| Written instruction |
Your copy of the material must match it exactly, except that pictures are dropped.

| Source excerpt |

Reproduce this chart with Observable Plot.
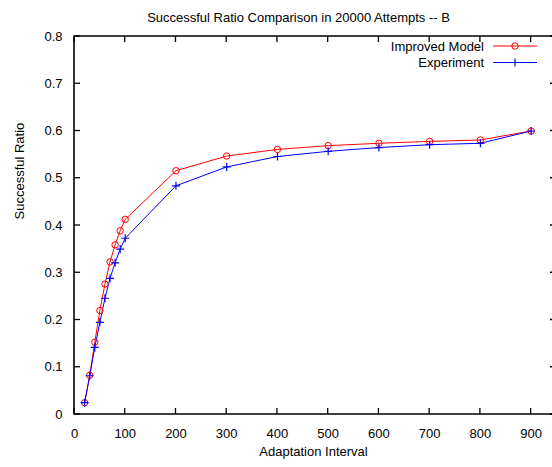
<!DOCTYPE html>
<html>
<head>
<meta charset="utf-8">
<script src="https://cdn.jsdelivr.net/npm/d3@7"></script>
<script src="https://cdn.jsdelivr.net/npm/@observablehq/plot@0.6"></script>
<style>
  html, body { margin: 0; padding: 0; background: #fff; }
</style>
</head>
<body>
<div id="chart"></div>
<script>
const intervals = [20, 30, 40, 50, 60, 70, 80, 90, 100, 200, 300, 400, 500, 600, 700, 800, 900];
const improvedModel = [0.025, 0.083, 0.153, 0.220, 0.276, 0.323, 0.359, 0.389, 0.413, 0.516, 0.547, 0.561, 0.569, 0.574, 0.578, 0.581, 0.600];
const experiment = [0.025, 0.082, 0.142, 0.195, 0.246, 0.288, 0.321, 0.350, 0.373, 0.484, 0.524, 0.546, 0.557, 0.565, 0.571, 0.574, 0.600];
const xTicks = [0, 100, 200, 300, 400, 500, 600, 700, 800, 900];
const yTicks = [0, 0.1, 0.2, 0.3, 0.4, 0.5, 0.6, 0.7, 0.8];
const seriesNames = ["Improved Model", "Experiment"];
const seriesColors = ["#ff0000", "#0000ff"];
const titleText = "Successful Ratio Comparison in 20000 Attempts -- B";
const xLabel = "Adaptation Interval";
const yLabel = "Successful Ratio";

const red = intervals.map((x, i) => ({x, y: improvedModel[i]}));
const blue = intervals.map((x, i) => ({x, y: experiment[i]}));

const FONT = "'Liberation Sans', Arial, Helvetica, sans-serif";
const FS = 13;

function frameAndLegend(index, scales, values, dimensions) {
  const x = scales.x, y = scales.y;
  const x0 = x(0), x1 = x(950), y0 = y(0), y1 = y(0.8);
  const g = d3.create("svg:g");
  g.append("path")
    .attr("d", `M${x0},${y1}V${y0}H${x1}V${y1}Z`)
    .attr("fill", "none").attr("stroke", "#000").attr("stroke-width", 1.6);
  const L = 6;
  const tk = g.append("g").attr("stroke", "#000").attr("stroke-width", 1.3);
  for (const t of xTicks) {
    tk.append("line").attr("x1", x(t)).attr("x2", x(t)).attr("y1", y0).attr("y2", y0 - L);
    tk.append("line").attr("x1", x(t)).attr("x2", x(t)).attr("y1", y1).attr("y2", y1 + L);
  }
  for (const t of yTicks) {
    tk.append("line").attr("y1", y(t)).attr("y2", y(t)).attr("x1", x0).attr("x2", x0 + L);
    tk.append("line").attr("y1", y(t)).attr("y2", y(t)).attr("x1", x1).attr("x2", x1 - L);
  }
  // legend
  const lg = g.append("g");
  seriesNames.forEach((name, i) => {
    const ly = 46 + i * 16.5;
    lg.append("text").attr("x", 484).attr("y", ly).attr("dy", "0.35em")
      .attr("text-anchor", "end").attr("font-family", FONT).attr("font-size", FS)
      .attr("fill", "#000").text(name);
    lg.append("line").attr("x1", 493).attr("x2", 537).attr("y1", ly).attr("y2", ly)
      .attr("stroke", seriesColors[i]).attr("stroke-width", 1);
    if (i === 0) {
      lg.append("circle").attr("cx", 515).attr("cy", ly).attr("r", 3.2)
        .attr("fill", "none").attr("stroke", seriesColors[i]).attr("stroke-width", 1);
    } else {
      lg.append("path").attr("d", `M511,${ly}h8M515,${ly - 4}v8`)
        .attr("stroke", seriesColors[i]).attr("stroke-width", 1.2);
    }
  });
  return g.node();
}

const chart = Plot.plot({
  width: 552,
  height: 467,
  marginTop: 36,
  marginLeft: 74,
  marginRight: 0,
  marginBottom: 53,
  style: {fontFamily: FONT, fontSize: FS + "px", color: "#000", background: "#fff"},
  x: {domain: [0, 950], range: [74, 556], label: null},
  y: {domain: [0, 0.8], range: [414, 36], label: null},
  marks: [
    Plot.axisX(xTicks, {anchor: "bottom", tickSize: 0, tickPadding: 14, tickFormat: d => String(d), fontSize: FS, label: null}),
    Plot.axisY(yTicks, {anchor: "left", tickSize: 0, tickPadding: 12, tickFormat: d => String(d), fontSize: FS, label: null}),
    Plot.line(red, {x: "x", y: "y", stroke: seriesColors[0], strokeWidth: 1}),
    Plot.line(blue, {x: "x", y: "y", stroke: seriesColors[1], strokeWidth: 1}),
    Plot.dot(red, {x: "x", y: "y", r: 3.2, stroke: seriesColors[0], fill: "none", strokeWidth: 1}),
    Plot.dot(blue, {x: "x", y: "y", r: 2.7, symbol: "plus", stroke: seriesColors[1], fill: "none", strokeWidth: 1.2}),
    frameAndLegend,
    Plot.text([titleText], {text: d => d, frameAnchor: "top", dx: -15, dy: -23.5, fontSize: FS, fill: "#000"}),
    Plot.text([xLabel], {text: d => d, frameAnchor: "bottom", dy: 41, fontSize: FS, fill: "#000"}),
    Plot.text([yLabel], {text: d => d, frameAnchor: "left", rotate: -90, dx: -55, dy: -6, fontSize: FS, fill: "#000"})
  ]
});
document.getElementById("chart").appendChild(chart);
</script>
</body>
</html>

| Reply to the task |
Reproduce this chart with Observable Plot.
<!DOCTYPE html>
<html>
<head>
<meta charset="utf-8">
<script src="https://cdn.jsdelivr.net/npm/d3@7"></script>
<script src="https://cdn.jsdelivr.net/npm/@observablehq/plot@0.6"></script>
<style>
  html, body { margin: 0; padding: 0; background: #fff; }
</style>
</head>
<body>
<div id="chart"></div>
<script>
const intervals = [20, 30, 40, 50, 60, 70, 80, 90, 100, 200, 300, 400, 500, 600, 700, 800, 900];
const improvedModel = [0.025, 0.083, 0.153, 0.220, 0.276, 0.323, 0.359, 0.389, 0.413, 0.516, 0.547, 0.561, 0.569, 0.574, 0.578, 0.581, 0.600];
const experiment = [0.025, 0.082, 0.142, 0.195, 0.246, 0.288, 0.321, 0.350, 0.373, 0.484, 0.524, 0.546, 0.557, 0.565, 0.571, 0.574, 0.600];
const xTicks = [0, 100, 200, 300, 400, 500, 600, 700, 800, 900];
const yTicks = [0, 0.1, 0.2, 0.3, 0.4, 0.5, 0.6, 0.7, 0.8];
const seriesNames = ["Improved Model", "Experiment"];
const seriesColors = ["#ff0000", "#0000ff"];
const titleText = "Successful Ratio Comparison in 20000 Attempts -- B";
const xLabel = "Adaptation Interval";
const yLabel = "Successful Ratio";

const red = intervals.map((x, i) => ({x, y: improvedModel[i]}));
const blue = intervals.map((x, i) => ({x, y: experiment[i]}));

const FONT = "'Liberation Sans', Arial, Helvetica, sans-serif";
const FS = 13;

function frameAndLegend(index, scales, values, dimensions) {
  const x = scales.x, y = scales.y;
  const x0 = x(0), x1 = x(950), y0 = y(0), y1 = y(0.8);
  const g = d3.create("svg:g");
  g.append("path")
    .attr("d", `M${x0},${y1}V${y0}H${x1}V${y1}Z`)
    .attr("fill", "none").attr("stroke", "#000").attr("stroke-width", 1.6);
  const L = 6;
  const tk = g.append("g").attr("stroke", "#000").attr("stroke-width", 1.3);
  for (const t of xTicks) {
    tk.append("line").attr("x1", x(t)).attr("x2", x(t)).attr("y1", y0).attr("y2", y0 - L);
    tk.append("line").attr("x1", x(t)).attr("x2", x(t)).attr("y1", y1).attr("y2", y1 + L);
  }
  for (const t of yTicks) {
    tk.append("line").attr("y1", y(t)).attr("y2", y(t)).attr("x1", x0).attr("x2", x0 + L);
    tk.append("line").attr("y1", y(t)).attr("y2", y(t)).attr("x1", x1).attr("x2", x1 - L);
  }
  // legend
  const lg = g.append("g");
  seriesNames.forEach((name, i) => {
    const ly = 46 + i * 16.5;
    lg.append("text").attr("x", 484).attr("y", ly).attr("dy", "0.35em")
      .attr("text-anchor", "end").attr("font-family", FONT).attr("font-size", FS)
      .attr("fill", "#000").text(name);
    lg.append("line").attr("x1", 493).attr("x2", 537).attr("y1", ly).attr("y2", ly)
      .attr("stroke", seriesColors[i]).attr("stroke-width", 1);
    if (i === 0) {
      lg.append("circle").attr("cx", 515).attr("cy", ly).attr("r", 3.2)
        .attr("fill", "none").attr("stroke", seriesColors[i]).attr("stroke-width", 1);
    } else {
      lg.append("path").attr("d", `M511,${ly}h8M515,${ly - 4}v8`)
        .attr("stroke", seriesColors[i]).attr("stroke-width", 1.2);
    }
  });
  return g.node();
}

const chart = Plot.plot({
  width: 552,
  height: 467,
  marginTop: 36,
  marginLeft: 74,
  marginRight: 0,
  marginBottom: 53,
  style: {fontFamily: FONT, fontSize: FS + "px", color: "#000", background: "#fff"},
  x: {domain: [0, 950], range: [74, 556], label: null},
  y: {domain: [0, 0.8], range: [414, 36], label: null},
  marks: [
    Plot.axisX(xTicks, {anchor: "bottom", tickSize: 0, tickPadding: 14, tickFormat: d => String(d), fontSize: FS, label: null}),
    Plot.axisY(yTicks, {anchor: "left", tickSize: 0, tickPadding: 12, tickFormat: d => String(d), fontSize: FS, label: null}),
    Plot.line(red, {x: "x", y: "y", stroke: seriesColors[0], strokeWidth: 1}),
    Plot.line(blue, {x: "x", y: "y", stroke: seriesColors[1], strokeWidth: 1}),
    Plot.dot(red, {x: "x", y: "y", r: 3.2, stroke: seriesColors[0], fill: "none", strokeWidth: 1}),
    Plot.dot(blue, {x: "x", y: "y", r: 2.7, symbol: "plus", stroke: seriesColors[1], fill: "none", strokeWidth: 1.2}),
    frameAndLegend,
    Plot.text([titleText], {text: d => d, frameAnchor: "top", dx: -15, dy: -23.5, fontSize: FS, fill: "#000"}),
    Plot.text([xLabel], {text: d => d, frameAnchor: "bottom", dy: 41, fontSize: FS, fill: "#000"}),
    Plot.text([yLabel], {text: d => d, frameAnchor: "left", rotate: -90, dx: -55, dy: -6, fontSize: FS, fill: "#000"})
  ]
});
document.getElementById("chart").appendChild(chart);
</script>
</body>
</html>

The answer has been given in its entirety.